Le point faible de l’ouvrage de Kaltenecker se situe peut-être dans la difficulté de l’auteur à reconstruire le comportement réel de l’auditeur des xviiie et xixe siècles. Le défi épistémologique du chercheur est d’essayer d’identifier des types d’écoute ou d’auditeur à partir d’écrits philosophiques, littéraires, esthétiques, et de partitions. Le risque, en partie assumé par l’auteur, est alors « de mal interpréter les empreintes qu[e le musicologue] relève, soit en ne décelant pas tel jeu avec un code, soit en surinterprétant ses manipulations » (p. 124). Mise à part cette difficulté inhérente au processus de recherche archivistique, il peut être reproché à Kaltenecker un manque de contextualisation des textes étudiés. Voilà peut-être la faiblesse de la démarche foucaldienne d’analyse du discours, dans laquelle le texte étudié n’est pas envisagé sous l’angle sociologique de sa réception. Combien de personnes ont lu ces textes ? Peut-on dresser le portrait des différents lecteurs ? Quels usages et quelle diffusion ces textes ont-ils connu ? S’ils sont replacés dans leur propre champ discursif, ces textes ne sont pas resitués dans leur ancrage historique et social. Toutefois, cette remarque n’enlève rien à la pertinence de l’ouvrage et à la qualité des analyses textuelles et musicales de l’auteur.

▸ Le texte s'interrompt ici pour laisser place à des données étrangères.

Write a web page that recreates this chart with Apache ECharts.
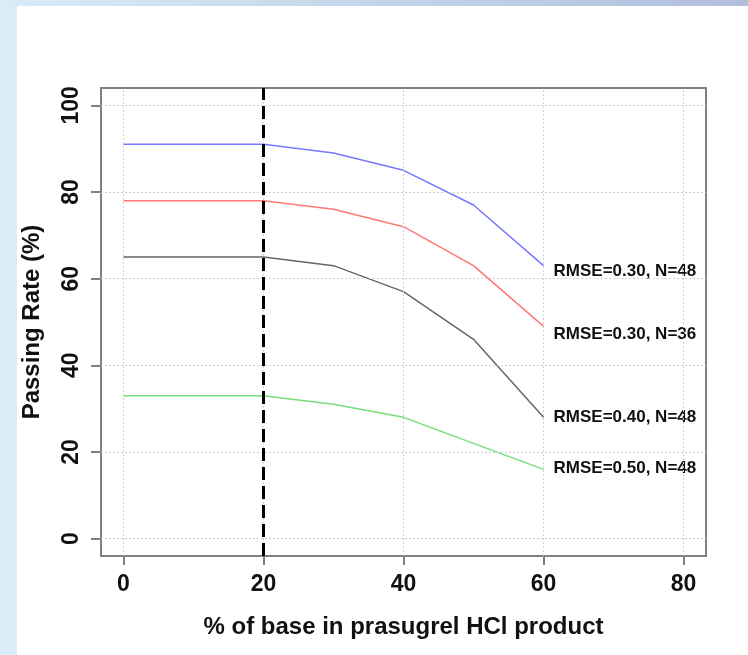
<!DOCTYPE html>
<html>
<head>
<meta charset="utf-8">
<script src="https://cdn.jsdelivr.net/npm/echarts@6/dist/echarts.min.js"></script>
<style>
  html, body { margin: 0; padding: 0; background: #fff; }
  #chart { width: 748px; height: 655px; }
</style>
</head>
<body>
<div id="chart"></div>
<script>
// data
const xValues = [0, 10, 20, 30, 40, 50, 60]
const rmse30n48 = [91, 91, 91, 89, 85, 77, 63]
const rmse30n36 = [78, 78, 78, 76, 72, 63, 49]
const rmse40n48 = [65, 65, 65, 63, 57, 46, 28]
const rmse50n48 = [33, 33, 33, 31, 28, 22, 16]
const seriesNames = ['RMSE=0.30, N=48', 'RMSE=0.30, N=36', 'RMSE=0.40, N=48', 'RMSE=0.50, N=48']
const xTicks = [0, 20, 40, 60, 80]
const yTicks = [0, 20, 40, 60, 80, 100]
const cutoff = 20

const font = 'Liberation Sans, Arial, sans-serif'
const colors = ['#7777ff', '#ff7777', '#666666', '#77dd77']
const labelShift = [6, 8, 0, -1] // end label nudge, px

const chart = echarts.init(document.getElementById('chart'))

const lines = [rmse30n48, rmse30n36, rmse40n48, rmse50n48].map((vals, i) => ({
  name: seriesNames[i],
  type: 'line',
  data: xValues.map((x, j) => [x, vals[j]]),
  symbol: 'none',
  z: 3,
  lineStyle: { color: colors[i], width: 1.5 },
  endLabel: {
    show: true,
    formatter: '{a}',
    distance: 10,
    offset: [0, labelShift[i]],
    color: '#111',
    fontFamily: font,
    fontWeight: 'bold',
    fontSize: 17
  }
}))

chart.setOption({
  animation: false,
  backgroundColor: '#fff',
  graphic: [
    { type: 'rect', shape: { x: 0, y: 0, width: 17, height: 655 }, style: { fill: '#d9ecf7' }, silent: true },
    {
      type: 'rect',
      shape: { x: 0, y: 0, width: 748, height: 6 },
      style: {
        fill: new echarts.graphic.LinearGradient(0, 0, 1, 0, [
          { offset: 0, color: '#d9ecf7' },
          { offset: 1, color: '#b2bedc' }
        ])
      },
      silent: true
    }
  ],
  grid: {
    left: 101,
    right: 42,
    top: 88,
    bottom: 99,
    show: true,
    borderColor: '#808080',
    borderWidth: 2
  },
  xAxis: {
    type: 'value',
    min: -3.2,
    max: 83.2,
    name: '% of base in prasugrel HCl product',
    nameLocation: 'middle',
    nameGap: 59,
    nameTextStyle: { fontFamily: font, fontWeight: 'bold', fontSize: 24, color: '#111' },
    axisLine: { show: false, onZero: false },
    splitLine: { show: false },
    axisTick: { customValues: xTicks, length: 9, lineStyle: { color: '#808080', width: 2 } },
    axisLabel: { customValues: xTicks, margin: 17, fontFamily: font, fontWeight: 'bold', fontSize: 23, color: '#111' }
  },
  yAxis: {
    type: 'value',
    min: -4,
    max: 104,
    name: 'Passing Rate (%)',
    nameLocation: 'middle',
    nameGap: 57,
    nameTextStyle: { fontFamily: font, fontWeight: 'bold', fontSize: 24, color: '#111' },
    axisLine: { show: false, onZero: false },
    splitLine: { show: false },
    axisTick: { customValues: yTicks, length: 10, lineStyle: { color: '#808080', width: 2 } },
    axisLabel: { customValues: yTicks, rotate: 90, margin: 18, fontFamily: font, fontWeight: 'bold', fontSize: 23, color: '#111' }
  },
  series: [
    {
      // dotted grid
      type: 'line',
      data: [],
      z: 1,
      markLine: {
        silent: true,
        symbol: 'none',
        label: { show: false },
        lineStyle: { color: '#d0d0d0', type: [2, 2], width: 1 },
        data: xTicks.map(v => ({ xAxis: v })).concat(yTicks.map(v => ({ yAxis: v })))
      }
    },
    ...lines,
    {
      // cut-off line
      type: 'line',
      data: [],
      z: 5,
      markLine: {
        silent: true,
        symbol: 'none',
        label: { show: false },
        lineStyle: { color: '#000', type: [13, 6], width: 3 },
        data: [{ xAxis: cutoff }]
      }
    }
  ]
})
</script>
</body>
</html>
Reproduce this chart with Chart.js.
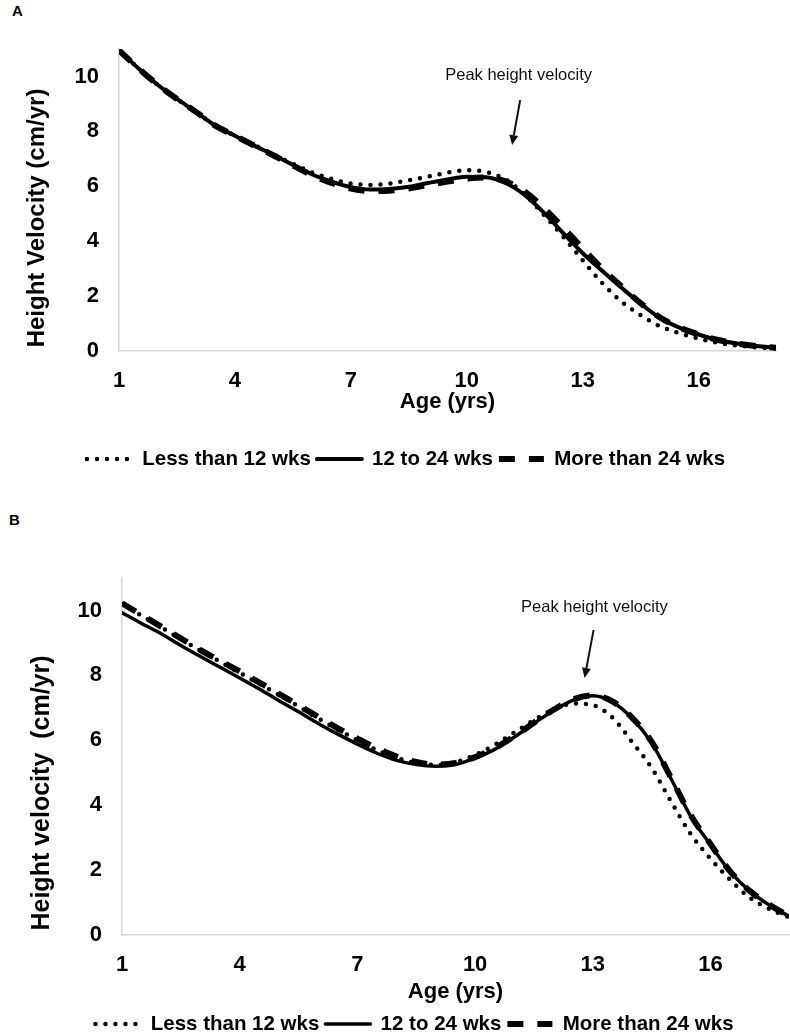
<!DOCTYPE html>
<html>
<head>
<meta charset="utf-8">
<script src="https://cdn.jsdelivr.net/npm/chart.js@4.4.1/dist/chart.umd.min.js"></script>
<style>
  html, body { margin: 0; padding: 0; background: #fff; overflow: hidden; }
  #wrap { position: relative; width: 790px; height: 1034px; overflow: hidden; }
  canvas { position: absolute; left: 0; }
  #chartA { top: 0; }
  #chartB { top: 505px; }
  .panel { position: absolute; font: bold 15px "Liberation Sans", Arial, sans-serif; color: #000; }
</style>
</head>
<body>
<div id="wrap">
  <div class="panel" style="left:12px;top:2px">A</div>
  <canvas id="chartA" width="790" height="505"></canvas>
  <div class="panel" style="left:9px;top:511px">B</div>
  <canvas id="chartB" width="790" height="540"></canvas>
</div>
<script>
// ======================
// DATA
// ======================
const ages = [1, 1.5, 2, 2.5, 3, 3.5, 4, 4.5, 5, 5.5, 6, 6.5, 7, 7.5, 8, 8.5, 9, 9.5,
  10, 10.5, 11, 11.5, 12, 12.5, 13, 13.5, 14, 14.5, 15, 15.5, 16, 16.5, 17, 17.5, 18];
const xTicks = [1, 4, 7, 10, 13, 16];
const yTicks = [0, 2, 4, 6, 8, 10];
const seriesLabels = ["Less than 12 wks", "12 to 24 wks", "More than 24 wks"];

// panel A
const aLess = [10.95, 10.3, 9.7, 9.18, 8.7, 8.2, 7.84, 7.5, 7.16, 6.82, 6.5, 6.27, 6.1, 6.05, 6.1, 6.22, 6.35, 6.5,
  6.58, 6.52, 6.25, 5.7, 4.95, 4.15, 3.3, 2.48, 1.8, 1.3, 0.9, 0.65, 0.45, 0.3, 0.2, 0.13, 0.09];
const aMid = [10.95, 10.3, 9.7, 9.18, 8.7, 8.2, 7.84, 7.48, 7.14, 6.78, 6.43, 6.17, 5.97, 5.88, 5.9, 5.98, 6.12, 6.25,
  6.35, 6.33, 6.12, 5.68, 5.03, 4.28, 3.56, 2.92, 2.31, 1.72, 1.2, 0.85, 0.6, 0.4, 0.27, 0.18, 0.12];
const aMore = [10.95, 10.3, 9.7, 9.18, 8.7, 8.2, 7.84, 7.48, 7.12, 6.76, 6.4, 6.12, 5.92, 5.83, 5.84, 5.92, 6.05, 6.17,
  6.28, 6.32, 6.18, 5.8, 5.2, 4.48, 3.74, 3.0, 2.36, 1.74, 1.22, 0.86, 0.6, 0.4, 0.27, 0.18, 0.12];

// panel B
const bLess = [10.2, 9.84, 9.48, 9.12, 8.76, 8.42, 8.08, 7.74, 7.4, 7.04, 6.68, 6.33, 6.0, 5.7, 5.46, 5.3, 5.24, 5.33,
  5.55, 5.86, 6.24, 6.62, 6.95, 7.13, 7.08, 6.7, 5.95, 5.15, 4.1, 3.1, 2.35, 1.7, 1.15, 0.8, 0.55];
const bMid = [9.93, 9.6, 9.28, 8.92, 8.58, 8.25, 7.92, 7.58, 7.22, 6.88, 6.52, 6.19, 5.88, 5.6, 5.38, 5.25, 5.2, 5.25,
  5.45, 5.72, 6.1, 6.52, 6.92, 7.24, 7.37, 7.18, 6.68, 5.92, 4.8, 3.65, 2.78, 1.95, 1.35, 0.92, 0.58];
const bMore = [10.22, 9.86, 9.5, 9.14, 8.78, 8.45, 8.12, 7.78, 7.43, 7.08, 6.72, 6.37, 6.05, 5.75, 5.5, 5.33, 5.25, 5.3,
  5.48, 5.76, 6.12, 6.54, 6.94, 7.26, 7.38, 7.2, 6.7, 5.95, 4.83, 3.68, 2.8, 1.96, 1.36, 0.93, 0.58];

// annotation anchors in data units: [age, cm/yr]
const peakA = { label: [11.34, 10.05], from: [11.38, 9.14], to: [11.17, 7.5] };
const peakB = { label: [13.04, 10.08], from: [13.02, 9.4], to: [12.79, 7.92] };

// ======================
// PLUGINS
// ======================
const FONT = '"Liberation Sans", Arial, sans-serif';

const yTitlePlugin = {
  id: 'yTitle',
  afterDraw(chart, args, o) {
    const ctx = chart.ctx;
    ctx.save();
    ctx.translate(o.x, o.y);
    ctx.rotate(-Math.PI / 2);
    ctx.font = o.font;
    ctx.fillStyle = '#000';
    ctx.textAlign = 'center';
    ctx.textBaseline = 'middle';
    ctx.fillText(o.text, 0, 0);
    ctx.restore();
  }
};

// nudge the legend sideways (it is centred on the whole canvas by default)
const legendShift = {
  id: 'legendShift',
  afterLayout(chart, args, o) {
    if (!chart.legend) return;
    chart.legend.left += o.dx;
    chart.legend.right += o.dx;
  }
};

const peakPlugin = {
  id: 'peak',
  afterDatasetsDraw(chart, args, o) {
    const { x, y } = chart.scales;
    const ctx = chart.ctx;
    const px = p => [x.getPixelForValue(p[0]), y.getPixelForValue(p[1])];
    const [lx, ly] = px(o.anchor.label);
    const [fx, fy] = px(o.anchor.from);
    const [tx, ty] = px(o.anchor.to);
    ctx.save();
    ctx.font = '16.5px ' + FONT;
    ctx.fillStyle = '#111';
    ctx.textAlign = 'center';
    ctx.textBaseline = 'middle';
    ctx.fillText('Peak height velocity', lx, ly);

    const ang = Math.atan2(ty - fy, tx - fx);
    const head = 10, half = 4.5;
    const bx = tx - Math.cos(ang) * head, by = ty - Math.sin(ang) * head;
    ctx.strokeStyle = '#111';
    ctx.lineWidth = 2;
    ctx.beginPath();
    ctx.moveTo(fx, fy);
    ctx.lineTo(bx, by);
    ctx.stroke();
    ctx.beginPath();
    ctx.moveTo(tx, ty);
    ctx.lineTo(bx + Math.sin(ang) * half, by - Math.cos(ang) * half);
    ctx.lineTo(bx - Math.sin(ang) * half, by + Math.cos(ang) * half);
    ctx.closePath();
    ctx.fill();
    ctx.restore();
  }
};

// ======================
// BUILD A PANEL
// ======================
function buildChart(id, series, lay) {
  const styles = [
    { borderWidth: 4.5, borderDash: [0, 10], borderCapStyle: 'round' },
    { borderWidth: lay.solidW, borderDash: [], borderCapStyle: 'round' },
    { borderWidth: 6, borderDash: [16, 14], borderCapStyle: 'butt' }
  ];
  const datasets = series.map((vals, i) => ({
    label: seriesLabels[i],
    data: ages.map((a, j) => ({ x: a, y: vals[j] })),
    borderColor: '#000',
    backgroundColor: '#000',
    ...styles[i]
  }));

  return new Chart(document.getElementById(id), {
    type: 'line',
    data: { datasets },
    plugins: [yTitlePlugin, peakPlugin, legendShift],
    options: {
      responsive: false,
      animation: false,
      layout: { padding: { top: lay.top, right: lay.right, bottom: lay.bottom, left: 0 } },
      elements: {
        point: { radius: 0 },
        line: { cubicInterpolationMode: 'monotone', borderJoinStyle: 'round' }
      },
      scales: {
        x: {
          type: 'linear', min: 1, max: 18,
          afterBuildTicks: s => { s.ticks = xTicks.map(v => ({ value: v })); },
          afterFit: s => { s.height = lay.xH; },
          grid: { display: false, drawTicks: false },
          border: { color: '#d6d6d6', width: 1.5 },
          ticks: { padding: 17, color: '#000', font: { family: FONT, size: 22, weight: 'bold' } },
          title: {
            display: true, text: 'Age (yrs)', color: '#000',
            font: { family: FONT, size: 22, weight: 'bold' },
            padding: { top: 0, bottom: lay.xTitlePad }
          }
        },
        y: {
          min: 0, max: 11,
          afterBuildTicks: s => { s.ticks = yTicks.map(v => ({ value: v })); },
          afterFit: s => { s.width = lay.yW; },
          grid: { display: false, drawTicks: false },
          border: { color: '#d6d6d6', width: 1.5 },
          ticks: { padding: 20, color: '#000', font: { family: FONT, size: 22, weight: 'bold' } }
        }
      },
      plugins: {
        legend: {
          position: 'bottom',
          labels: {
            usePointStyle: true,
            pointStyleWidth: 45,
            padding: 6,
            color: '#000',
            font: { family: FONT, size: 20.5, weight: 'bold' },
            generateLabels: chart => chart.data.datasets.map((ds, i) => ({
              text: ds.label,
              fillStyle: 'transparent',
              strokeStyle: ds.borderColor,
              lineWidth: ds.borderWidth,
              lineDash: ds.borderDash,
              lineCap: ds.borderCapStyle,
              pointStyle: 'line',
              fontColor: '#000',
              hidden: false,
              datasetIndex: i
            }))
          }
        },
        legendShift: { dx: lay.legendDx },
        tooltip: { enabled: false },
        yTitle: { text: lay.yTitle, x: lay.yTitleX, y: lay.yTitleY, font: 'bold ' + lay.yTitleSize + 'px ' + FONT },
        peak: { anchor: lay.peak }
      }
    }
  });
}

buildChart('chartA', [aLess, aMid, aMore], {
  top: 49, right: 14, bottom: 25.75, xH: 91.75, yW: 119, xTitlePad: 28, solidW: 4, legendDx: 18,
  yTitle: 'Height Velocity (cm/yr)', yTitleX: 37, yTitleY: 218, yTitleSize: 24, peak: peakA
});

buildChart('chartB', [bLess, bMid, bMore], {
  top: 73, right: 1, bottom: 0.75, xH: 72.75, yW: 122, xTitlePad: 2.5, solidW: 3.5, legendDx: 20,
  yTitle: 'Height velocity  (cm/yr)', yTitleX: 42, yTitleY: 288, yTitleSize: 25, peak: peakB
});
</script>
</body>
</html>
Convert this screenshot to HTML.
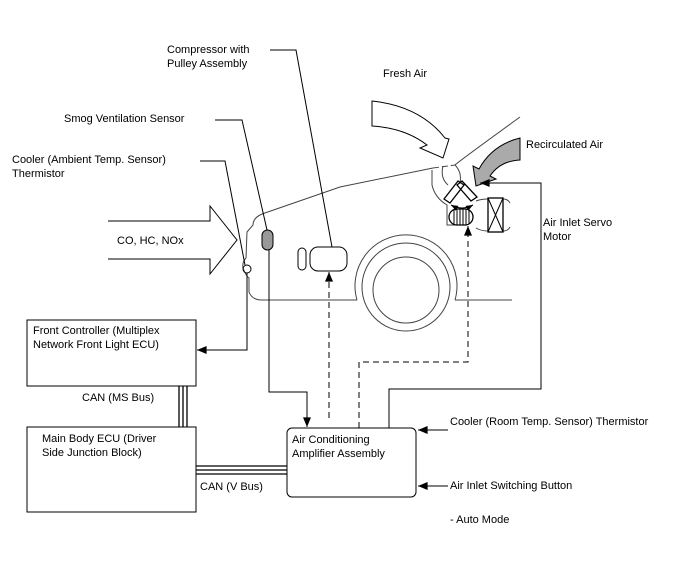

En proposant cette étude extrêmement érudite et résolument pluridisciplinaire, Martin Kaltenecker nous montre avec rigueur et précision l’interpénétration des discours et des champs discursifs, ou, autrement dit, comment le musical se construit à la croisée des différentes disciplines des sciences humaines.
Appendices
Note biographique
Sophie Renaudin est étudiante de l’École normale supérieure de Lyon en échange universitaire à l’Université de Montréal pour sa première année de maîtrise en musicologie.
Notes
-
[1]
Martin Kaltenecker décrypte les liens qui se nouent entre musique et histoire au moment de la Révolution française et des guerres napoléoniennes dans son ouvrage La rumeur des batailles, publié en 2000 chez Fayard. En 2001, il publie chez Van Dieren une monographie consacrée à l’élève de Luigi Nono et de Karlheinz Stockhausen, Helmut Lachenmann.
-
[2]
Mouvement philosophique, littéraire et esthétique de la fin du xviiie siècle, aussi appelé premier romantisme allemand, dont les principaux représentants sont les frères Schlegel, les poètes Novalis, Tieck, Hölderlin, et les philosophes Schleiermacher et Fichte.